As long as it is called ‘Today’

This week I’ve been reading a book called ‘Hinds’ feet on High Places‘, by Hannah Hurnard. It’s written as an allegory of faith: ‘Much-Afraid’ goes on a journey to escape her relatives, the Fearings, who live in The Valley of Humiliation, by following the Shepherd to the Heights of Love. It’s beautifully written and it brings alive something of the nature of living by faith in a very personally recognisable way.

Like Much-Afraid, I too have worn the weed of impatience in my heart instead of the flower of Acceptance-with-Joy. I know the temptation of listening to fears and enemies, whether that be Pride, Resentment, or Self-Pity. And I recognise the feelings of weariness, despair, and mistrust that she grapples with at different points of the journey.

But, like her too, I know the kindliness of the ‘Shepherd’ – a Lord of tender compassion to those who are afraid. When we look upon the Lord with shame in our eyes, we meet no answering reproach in His. When we feel loss or at a loss, He makes His presence known to us and reminds us that we are never truly lost.

The book brings out the richness of the gospel, the magnificence of God’s character and the paradoxical tension of these things being both so evident and knowable, and yet being beyond full comprehension. The same thing is true of what I’ve been reading in Hebrews this past week, and it has been such an encouragement. I’m increasingly finding out why it is that scripture is referred to as the Living Word: it is life-giving in a way no other words are.

Hebrews 8:11 quotes a prophecy from the Old Testament book of Jeremiah about the new covenant, the grace of God to all:

11 No longer will they teach their neighbour,
    or say to one another, ‘Know the Lord,’
because they will all know me,
    from the least of them to the greatest.

I love this verse because it illustrates the beauty, the wonder and inclusiveness of God’s Kingdom. Christ lived on Earth that all may know who God is, and have the choice of knowing Him as a close friend, knowing him in the truest sense.

If the gospel is the Truth, and I believe that it is, then, however we act, we are carrying out God’s purpose; since the gospel tells us that the victory over evil is certain. We can choose to either serve God instrumentally, or to serve God personally.The grace offered to us in Christ is an invitation to be part of God’s purpose ourselves, to serve God personally as sons and daughters. It’s an invitation to ‘be in on the secret’ of all that God is doing, to lead a life which knows the fun of hearing from God, and which takes us to places that we wouldn’t (and wouldn’t have been able to) take ourselves.

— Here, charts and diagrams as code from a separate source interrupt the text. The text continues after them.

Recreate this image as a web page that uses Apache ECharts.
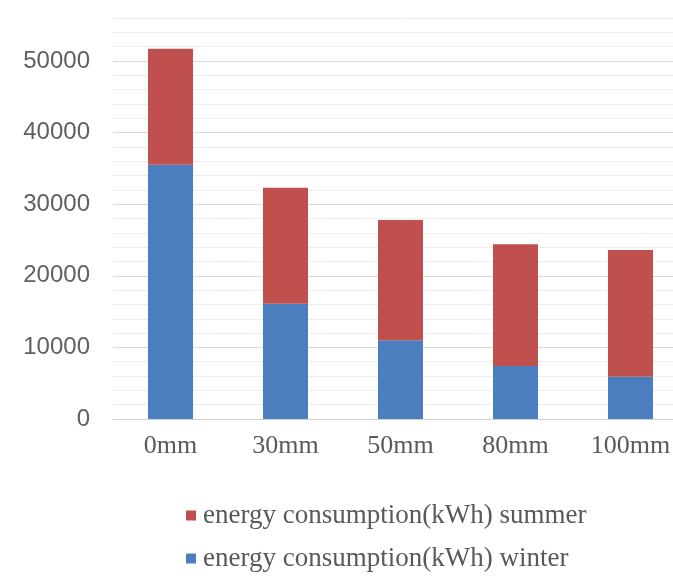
<!DOCTYPE html>
<html>
<head>
<meta charset="utf-8">
<title>Energy consumption by insulation thickness</title>
<script src="https://cdn.jsdelivr.net/npm/echarts@6/dist/echarts.min.js"></script>
<style>
  html, body { margin: 0; padding: 0; background: #ffffff; overflow: hidden; }
  /* the plot area runs slightly past the right edge of the page */
  #chart { width: 688px; height: 580px; }
</style>
</head>
<body>
<div id="chart"></div>
<script>
// Insulation thickness categories
const thickness = ['0mm', '30mm', '50mm', '80mm', '100mm'];
// Winter consumption (kWh), bottom segment of each stack
const winterKWh = [35500, 16100, 11000, 7400, 5900];
// Summer consumption (kWh), stacked above winter
const summerKWh = [16200, 16200, 16800, 17000, 17700];
// Labelled ticks of the value axis
const valueTicks = [0, 10000, 20000, 30000, 40000, 50000];

const seriesNames = {
  summer: 'energy consumption(kWh) summer',
  winter: 'energy consumption(kWh) winter'
};

const chart = echarts.init(document.getElementById('chart'), null, { renderer: 'canvas' });

const option = {
  backgroundColor: '#ffffff',
  animation: false,
  grid: { left: 113, top: 18, right: 0, bottom: 161, containLabel: false },
  legend: {
    orient: 'vertical',
    left: 181,
    top: 497,
    itemWidth: 10,
    itemHeight: 10,
    itemGap: 16,
    icon: 'rect',
    data: [seriesNames.summer, seriesNames.winter],
    textStyle: {
      fontFamily: '"Liberation Serif", "Times New Roman", serif',
      fontSize: 27,
      color: '#595959',
      padding: [0, 0, 0, 2]
    }
  },
  xAxis: {
    type: 'category',
    data: thickness,
    axisTick: { show: false },
    axisLine: { show: true, lineStyle: { color: '#d0d0d0', width: 1 } },
    axisLabel: {
      margin: 14,
      fontFamily: '"Liberation Serif", "Times New Roman", serif',
      fontSize: 26,
      color: '#595959'
    }
  },
  yAxis: {
    type: 'value',
    min: 0,
    max: 56000,
    interval: 2000,
    axisLine: { show: false },
    axisTick: { show: false },
    axisLabel: {
      margin: 23,
      fontFamily: '"Liberation Sans", Arial, sans-serif',
      fontSize: 24,
      color: '#606060',
      formatter: function (v) { return valueTicks.indexOf(v) >= 0 ? String(v) : ''; }
    },
    splitLine: {
      show: true,
      lineStyle: {
        color: ['#d9d9d9', '#eeeeee', '#eeeeee', '#eeeeee', '#eeeeee'],
        width: 1
      }
    }
  },
  series: [
    {
      name: seriesNames.winter,
      type: 'bar',
      stack: 'energy',
      barWidth: 45,
      data: winterKWh,
      itemStyle: { color: '#4a7ebf' }
    },
    {
      name: seriesNames.summer,
      type: 'bar',
      stack: 'energy',
      barWidth: 45,
      data: summerKWh,
      itemStyle: { color: '#c0504d' }
    }
  ]
};

chart.setOption(option);
</script>
</body>
</html>
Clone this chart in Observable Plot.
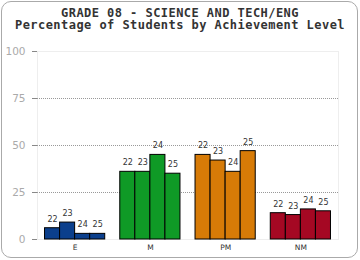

So it is that, 50 years down the line (if I do live that long), I want the tale of Much-Afraid to look like it was, all along, an allegory of my own life. I want to be taken to places that I wouldn’t take myself. I want to decide to follow Jesus every day, so that when I reach each and every particular day, the decision to follow is easier. I want to see every day as a day where I will encounter God afresh. As happened earlier today, when I do feel loss, or at a loss, and when I cannot understand – I want always to be satisfied to ask and be informed of God’s will, and be obedient to it even when I am not able to comprehend why it is that it is God’s will.

Hebrews 3:3 has a great turn of phrase, which I’ve been thinking about this week whilst I’ve been processing all these different thoughts that I’ve just written down.

3 …encourage one another daily, as long as it is called “Today,”…

As long as it is called ‘Today’.

As long as it is called ‘Today’, I wish to seek the company of the Shepherd, the Lord of tender compassion to those who are afraid.

As long as it is called ‘Today’, may I live by faith.